** Begin **

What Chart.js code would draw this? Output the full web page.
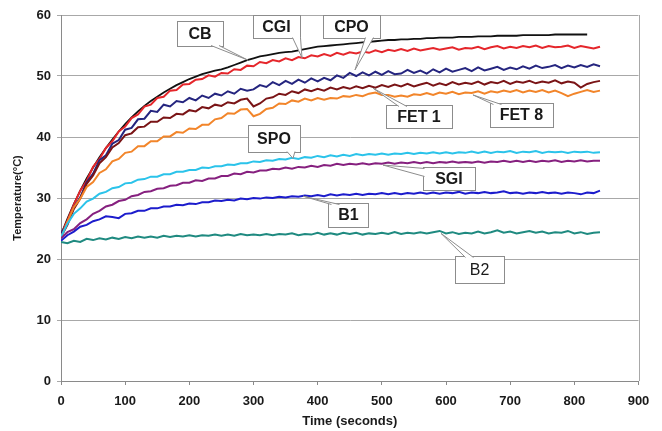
<!DOCTYPE html>
<html>
<head>
<meta charset="utf-8">
<script src="https://cdn.jsdelivr.net/npm/chart.js@4.4.1/dist/chart.umd.min.js"></script>
<style>
  html, body { margin: 0; padding: 0; background: #fff; }
  #wrap { width: 662px; height: 431px; position: relative; }
</style>
</head>
<body>
<div id="wrap"><canvas id="chart" width="662" height="431"></canvas></div>
<script>
// ---- data (time in seconds, temperature in °C) ----
const times = [0,10,20,30,40,50,60,70,80,90,100,110,120,130,140,150,160,170,180,190,200,
  210,220,230,240,250,260,270,280,290,300,310,320,330,340,350,360,370,380,390,400,
  410,420,430,440,450,460,470,480,490,500,510,520,530,540,550,560,570,580,590,600,
  610,620,630,640,650,660,670,680,690,700,710,720,730,740,750,760,770,780,790,800,
  810,820,830,840];

const cb = [24.0,26.6,29.0,31.2,33.2,35.0,36.7,38.2,39.6,40.9,42.1,43.2,44.2,45.1,45.9,46.6,47.3,47.9,48.5,49.0,49.5,
  49.9,50.3,50.6,50.9,51.1,51.4,51.8,52.2,52.6,52.9,53.2,53.4,53.6,53.8,53.9,54.0,54.2,54.4,54.6,54.8,
  54.9,55.0,55.1,55.2,55.3,55.4,55.5,55.6,55.7,55.8,55.9,55.9,56.0,56.0,56.1,56.1,56.2,56.2,56.3,56.3,
  56.3,56.4,56.4,56.4,56.5,56.5,56.5,56.6,56.6,56.6,56.6,56.7,56.7,56.7,56.7,56.7,56.8,56.8,56.8,56.8,
  56.8,56.8];

const cgi = [24.0,26.3,28.9,31.2,32.8,35.1,36.4,38.2,39.3,40.9,41.7,43.1,43.7,45.0,45.3,46.4,46.6,47.6,47.7,48.6,48.7,
  49.4,49.5,50.1,49.9,50.5,50.4,51.1,51.0,51.7,51.6,52.3,52.1,52.6,52.4,52.9,52.6,53.1,52.9,53.4,53.2,
  53.6,53.3,53.8,53.5,53.9,53.7,54.0,53.8,54.2,53.9,54.3,54.1,54.4,54.1,54.5,54.2,54.4,54.6,54.3,54.5,
  54.7,54.3,54.6,54.5,54.8,54.4,54.7,54.9,54.5,54.8,54.6,54.9,54.7,55.0,54.6,54.9,54.7,54.8,55.0,54.6,
  54.9,54.7,54.5,54.8];

const cpo = [24.2,25.8,28.5,30.1,32.6,34.0,36.2,37.0,38.9,39.5,41.2,41.5,42.9,43.0,44.3,44.1,45.3,45.0,45.9,45.7,46.4,
  46.0,46.8,46.4,47.1,46.8,47.5,47.1,47.9,47.6,47.8,48.5,48.2,49.0,48.5,49.2,48.7,49.4,48.9,49.6,49.1,
  49.7,49.3,50.1,49.7,50.5,50.0,50.6,50.1,50.7,50.2,50.8,50.3,50.4,51.0,50.5,50.9,50.4,51.1,50.6,51.2,
  50.7,51.0,51.3,50.8,51.4,50.9,51.2,51.5,51.0,51.4,51.1,51.6,51.2,51.7,51.3,51.5,51.8,51.3,51.7,51.4,
  51.8,51.5,51.9,51.6];

const fet1 = [23.6,25.6,28.2,29.9,32.3,33.7,35.7,36.7,38.3,39.0,40.3,40.6,41.6,41.7,42.5,42.5,43.2,43.1,43.8,43.7,44.4,
  44.2,44.9,44.7,45.3,45.1,45.7,45.5,46.1,46.3,45.0,45.5,46.3,46.5,47.1,46.9,47.5,47.2,47.8,47.5,47.9,
  47.6,48.1,47.8,48.2,47.9,48.3,48.0,48.4,48.1,48.5,48.2,48.6,48.3,48.7,48.3,48.6,48.9,48.4,48.8,48.5,
  49.0,48.6,48.9,48.7,49.1,48.6,49.0,48.8,49.2,48.7,49.1,48.9,49.2,48.8,49.1,48.9,49.3,48.8,49.1,48.9,
  48.1,48.7,49.0,49.2];

const fet8 = [23.5,26.1,28.5,29.9,31.8,32.6,34.1,34.7,36.0,36.4,37.4,37.6,38.5,38.5,39.3,39.3,40.1,40.1,40.8,40.7,41.4,
  41.3,42.0,42.0,42.9,43.1,43.9,43.8,44.5,44.6,43.4,43.8,44.6,44.8,45.5,45.4,46.0,45.8,46.3,46.0,46.4,
  46.1,46.4,46.3,46.7,46.6,46.9,46.7,47.1,47.3,46.9,46.9,46.6,46.8,46.6,47.0,46.9,47.2,46.9,47.3,47.1,
  47.4,47.0,47.3,47.2,47.5,47.1,47.5,47.3,47.6,47.4,47.7,47.3,47.6,47.4,47.7,47.3,47.6,47.2,46.7,47.1,
  47.4,47.7,47.4,47.6];

const spo = [23.6,25.8,27.4,28.3,29.4,29.9,30.7,31.0,31.6,31.8,32.4,32.5,33.0,33.1,33.5,33.5,33.9,33.9,34.3,34.3,34.6,
  34.6,35.0,34.9,35.2,35.2,35.5,35.4,35.7,35.7,36.0,35.9,36.2,36.1,36.4,36.3,36.6,36.4,36.7,36.6,36.9,
  36.7,37.0,36.8,37.1,36.9,37.2,37.0,37.2,37.1,37.3,37.1,37.3,37.2,37.4,37.2,37.4,37.3,37.5,37.3,37.5,
  37.3,37.5,37.4,37.6,37.4,37.6,37.4,37.6,37.5,37.7,37.4,37.6,37.5,37.7,37.4,37.6,37.5,37.6,37.4,37.6,
  37.5,37.6,37.4,37.5];

const sgi = [23.4,24.4,24.9,25.9,26.5,27.4,27.9,28.6,28.9,29.5,29.7,30.3,30.5,31.0,31.1,31.5,31.6,32.0,32.1,32.5,32.5,
  32.9,32.8,33.2,33.2,33.6,33.6,34.0,33.9,34.3,34.2,34.5,34.5,34.8,34.7,35.0,34.8,35.1,35.0,35.3,35.1,
  35.4,35.3,35.6,35.4,35.6,35.5,35.7,35.5,35.7,35.6,35.8,35.6,35.8,35.7,35.9,35.7,35.9,35.7,35.9,35.8,
  36.0,35.8,35.9,35.8,36.0,35.8,36.0,35.9,36.1,35.9,36.1,35.9,36.1,35.9,36.1,36.0,36.2,35.9,36.1,36.0,
  36.2,36.0,36.1,36.1];

const b1 = [23.0,23.9,24.5,25.3,25.6,26.2,26.5,27.0,26.9,26.7,27.4,27.5,27.9,27.9,28.3,28.3,28.6,28.6,28.9,28.8,29.1,
  29.0,29.3,29.3,29.6,29.5,29.7,29.6,29.9,29.8,30.0,29.9,30.1,30.0,30.2,30.1,30.3,30.2,30.4,30.3,30.5,
  30.3,30.6,30.4,30.6,30.5,30.7,30.5,30.7,30.6,30.8,30.6,30.8,30.6,30.8,30.7,30.9,30.7,30.9,30.7,30.9,
  30.8,31.0,30.7,30.9,30.8,31.0,30.8,30.9,31.1,30.8,30.9,30.7,30.9,30.8,31.0,30.8,30.9,30.7,30.9,30.8,
  30.6,30.9,30.8,31.2];

const b2 = [22.8,22.6,23.0,22.8,23.3,23.1,23.4,23.2,23.5,23.3,23.6,23.4,23.7,23.5,23.7,23.5,23.8,23.6,23.8,23.7,23.9,
  23.7,23.9,23.8,24.0,23.8,24.0,23.8,24.1,23.9,24.0,23.9,24.1,23.9,24.1,24.0,24.2,23.9,24.1,24.0,24.3,
  24.0,24.2,24.0,24.3,24.1,24.3,24.0,24.2,24.1,24.3,24.1,24.4,24.1,24.3,24.2,24.4,24.2,24.4,24.6,24.2,
  24.4,24.1,24.3,24.2,24.5,24.2,24.4,24.7,24.3,24.5,24.2,24.4,24.6,24.3,24.5,24.2,24.4,24.3,24.6,24.2,
  24.4,24.1,24.3,24.4];

const xTicks = [0,100,200,300,400,500,600,700,800,900];
const yTicks = [0,10,20,30,40,50,60];

// callout boxes: centre and tip in data units, box size in px, tail base on an edge
const callouts = [
  { text: 'CB',    cx: 216.6, cy: 56.9, tx: 291.4, ty: 52.6, w: 46, h: 25, edge: 'bottom', off: 15 },
  { text: 'CGI',   cx: 335.8, cy: 58.1, tx: 375.6, ty: 53.0, w: 47, h: 23, edge: 'bottom', off: 20 },
  { text: 'CPO',   cx: 452.7, cy: 58.1, tx: 458.2, ty: 51.0, w: 57, h: 23, edge: 'bottom', off: 18 },
  { text: 'FET 1', cx: 557.9, cy: 43.3, tx: 486.2, ty: 48.0, w: 66, h: 23, edge: 'top',    off: -16 },
  { text: 'FET 8', cx: 717.6, cy: 43.6, tx: 642.0, ty: 46.9, w: 63, h: 24, edge: 'top',    off: -24 },
  { text: 'SPO',   cx: 331.9, cy: 39.7, tx: 361.5, ty: 36.5, w: 52, h: 27, edge: 'bottom', off: 17 },
  { text: 'SGI',   cx: 604.6, cy: 33.2, tx: 501.8, ty: 35.4, w: 52, h: 23, edge: 'left',   off: -6 },
  { text: 'B1',    cx: 448.0, cy: 27.2, tx: 377.1, ty: 30.3, w: 40, h: 24, edge: 'top',    off: -13 },
  { text: 'B2',    cx: 652.2, cy: 18.2, tx: 592.2, ty: 24.2, w: 49, h: 27, edge: 'top',    off: -10, normal: true },
];

const FONT = '"Liberation Sans", Arial, sans-serif';

function series(label, values, color, width) {
  return {
    label,
    data: values.map((v, i) => ({ x: times[i], y: v })),
    borderColor: color,
    borderWidth: width || 2,
    pointRadius: 0,
    tension: 0,
    fill: false
  };
}

const calloutPlugin = {
  id: 'callouts',
  afterDatasetsDraw(chart) {
    const { ctx, chartArea, scales: { x, y } } = chart;
    ctx.save();
    // right edge of the plot frame
    ctx.strokeStyle = '#a8a8a8';
    ctx.lineWidth = 1;
    ctx.beginPath();
    ctx.moveTo(Math.round(chartArea.right) + 0.5, chartArea.top);
    ctx.lineTo(Math.round(chartArea.right) + 0.5, chartArea.bottom);
    ctx.stroke();

    callouts.forEach(c => {
      const cx = x.getPixelForValue(c.cx), cy = y.getPixelForValue(c.cy);
      const tx = x.getPixelForValue(c.tx), ty = y.getPixelForValue(c.ty);
      const l = Math.round(cx - c.w / 2) + 0.5, t = Math.round(cy - c.h / 2) + 0.5;
      ctx.fillStyle = '#fff';
      ctx.strokeStyle = '#8c8c8c';
      ctx.lineWidth = 1;
      ctx.fillRect(l, t, c.w, c.h);
      ctx.strokeRect(l, t, c.w, c.h);

      // tail
      let a, b;
      if (c.edge === 'bottom') { a = [cx + c.off - 4, t + c.h - 1]; b = [cx + c.off + 4, t + c.h - 1]; }
      else if (c.edge === 'top') { a = [cx + c.off - 4, t + 1]; b = [cx + c.off + 4, t + 1]; }
      else { a = [l + 1, cy + c.off - 4]; b = [l + 1, cy + c.off + 4]; }
      ctx.beginPath();
      ctx.moveTo(a[0], a[1]); ctx.lineTo(tx, ty); ctx.lineTo(b[0], b[1]); ctx.closePath();
      ctx.fill();
      ctx.beginPath();
      ctx.moveTo(a[0], a[1]); ctx.lineTo(tx, ty); ctx.lineTo(b[0], b[1]);
      ctx.stroke();

      ctx.fillStyle = '#1a1a1a';
      ctx.font = (c.normal ? '' : 'bold ') + '16px ' + FONT;
      ctx.textAlign = 'center';
      ctx.textBaseline = 'middle';
      ctx.fillText(c.text, cx, cy + 1);
    });
    ctx.restore();
  }
};

new Chart(document.getElementById('chart'), {
  type: 'line',
  data: {
    datasets: [
      series('B2', b2, '#1f8a80'),
      series('B1', b1, '#1c1ccc'),
      series('SGI', sgi, '#86207f'),
      series('SPO', spo, '#2bc3ea'),
      series('FET 8', fet8, '#f2852a'),
      series('FET 1', fet1, '#7a1416'),
      series('CPO', cpo, '#25257f'),
      series('CGI', cgi, '#e5262b'),
      series('CB', cb, '#111111', 1.8)
    ]
  },
  options: {
    responsive: false,
    animation: false,
    layout: { padding: { top: 15, right: 23.5, left: 0, bottom: 0 } },
    plugins: { legend: { display: false }, tooltip: { enabled: false } },
    scales: {
      x: {
        type: 'linear', min: 0, max: 900,
        afterFit: s => { s.height = 50; },
        afterBuildTicks: s => { s.ticks = xTicks.map(v => ({ value: v })); },
        ticks: { color: '#1a1a1a', font: { family: FONT, size: 13, weight: 'bold' }, padding: 9, maxRotation: 0 },
        grid: { drawOnChartArea: false, drawTicks: true, tickLength: 4, color: '#8a8a8a' },
        border: { color: '#8a8a8a' },
        title: { display: true, text: 'Time (seconds)', color: '#1a1a1a', font: { family: FONT, size: 13, weight: 'bold' }, padding: { top: 0, bottom: 2 } }
      },
      y: {
        min: 0, max: 60,
        afterFit: s => { s.width = 61; },
        afterBuildTicks: s => { s.ticks = yTicks.map(v => ({ value: v })); },
        ticks: { color: '#1a1a1a', font: { family: FONT, size: 13, weight: 'bold' }, padding: 6 },
        grid: { color: '#a8a8a8', tickLength: 4 },
        border: { color: '#8a8a8a' },
        title: { display: true, text: 'Temperature(°C)', color: '#1a1a1a', font: { family: FONT, size: 11, weight: 'bold' }, padding: { top: 11, bottom: 0 } }
      }
    }
  },
  plugins: [calloutPlugin]
});
</script>
</body>
</html>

** End **

#### WHAT IS NEEDED
Leave out the pictures and repeat the lines from the start of the material through the line with "810,820,830,840];", inclusive.

#### FINISHED TASK
What Chart.js code would draw this? Output the full web page.
<!DOCTYPE html>
<html>
<head>
<meta charset="utf-8">
<script src="https://cdn.jsdelivr.net/npm/chart.js@4.4.1/dist/chart.umd.min.js"></script>
<style>
  html, body { margin: 0; padding: 0; background: #fff; }
  #wrap { width: 662px; height: 431px; position: relative; }
</style>
</head>
<body>
<div id="wrap"><canvas id="chart" width="662" height="431"></canvas></div>
<script>
// ---- data (time in seconds, temperature in °C) ----
const times = [0,10,20,30,40,50,60,70,80,90,100,110,120,130,140,150,160,170,180,190,200,
  210,220,230,240,250,260,270,280,290,300,310,320,330,340,350,360,370,380,390,400,
  410,420,430,440,450,460,470,480,490,500,510,520,530,540,550,560,570,580,590,600,
  610,620,630,640,650,660,670,680,690,700,710,720,730,740,750,760,770,780,790,800,
  810,820,830,840];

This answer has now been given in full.